Takeaways: Your Weekly Roofing Reputation Management Checklist
Now that you know the basics, it helps to turn them into simple habits. You can print this list, save it to your notes app, or hand it to your marketing manager, whatever keeps it in front of you each week.
These tasks are small, but together they shape how homeowners see your business:
- Check Google, Facebook, and any review sites you use 2-3 times a week.
- Respond to every new review (the tone matters more than the length).
- Ask a few satisfied customers for a review as part of your close-out routine.
- Post one or two recent job photos to your Google Business Profile.
- Once a month, compare your rating and review count with local competitors.
Doing these consistently builds the kind of steady, trustworthy online presence homeowners rely on when choosing a roofer. If you’re starting from behind, maybe a low rating, very few reviews, or a profile that hasn’t been touched in a while, don’t stress. Every strong reputation you see today started with small, simple steps for roofing reputation management.

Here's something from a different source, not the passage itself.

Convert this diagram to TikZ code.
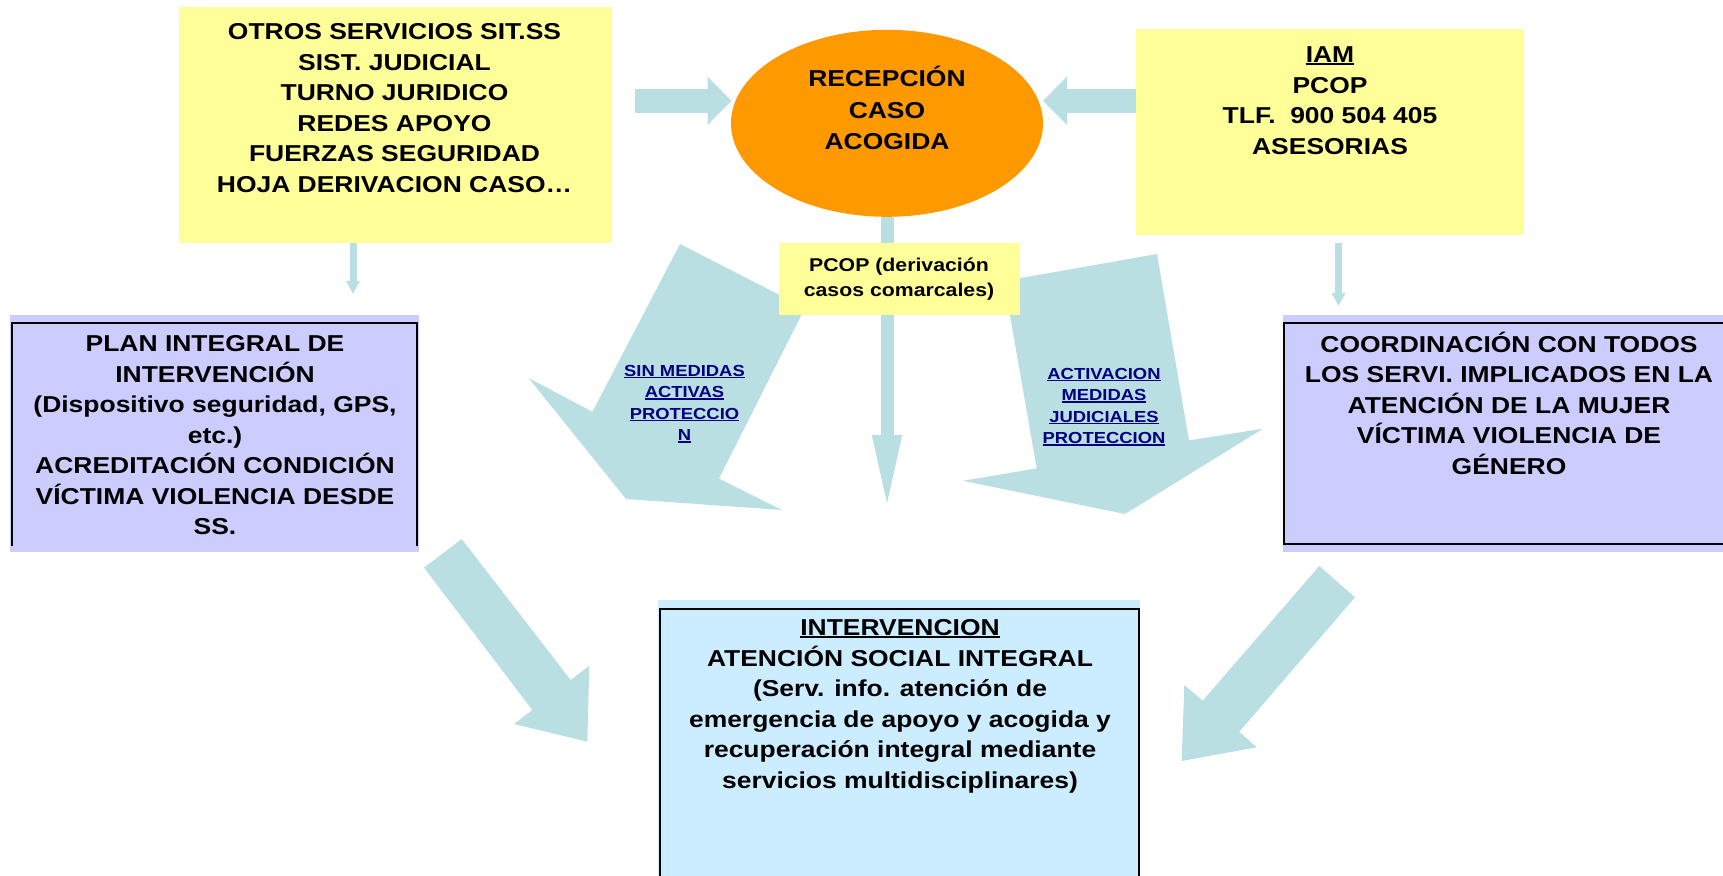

If you feel you need deeper guidance or want support from people who’ve rebuilt online reputations for other roofing companies, our roofing SEO team can help you get the right systems in place. Just reach out when you’re ready. You don’t have to figure it all out alone.
FAQs
How much does reputation management cost?
Roofing reputation management can range from $500 to $2,500/month for small roofing businesses, $2,500 to $10,000/month for mid-sized companies that need content creation, PR, and advanced SEO, and $10,000 to $50,000/month for enterprise-level brands dealing with complex reputation issues (Source).
Why do roofers have a bad reputation?
Mainly because of poor communication, slow follow-ups, messy job sites, or disappearing after payment: all issues that a strong reputation management for roofing companies is designed to fix.
What is the best marketing for roofers?
Local SEO, a strong Google Business Profile, steady reviews, and clear before/after photos are the highest-ROI strategies for roofers today.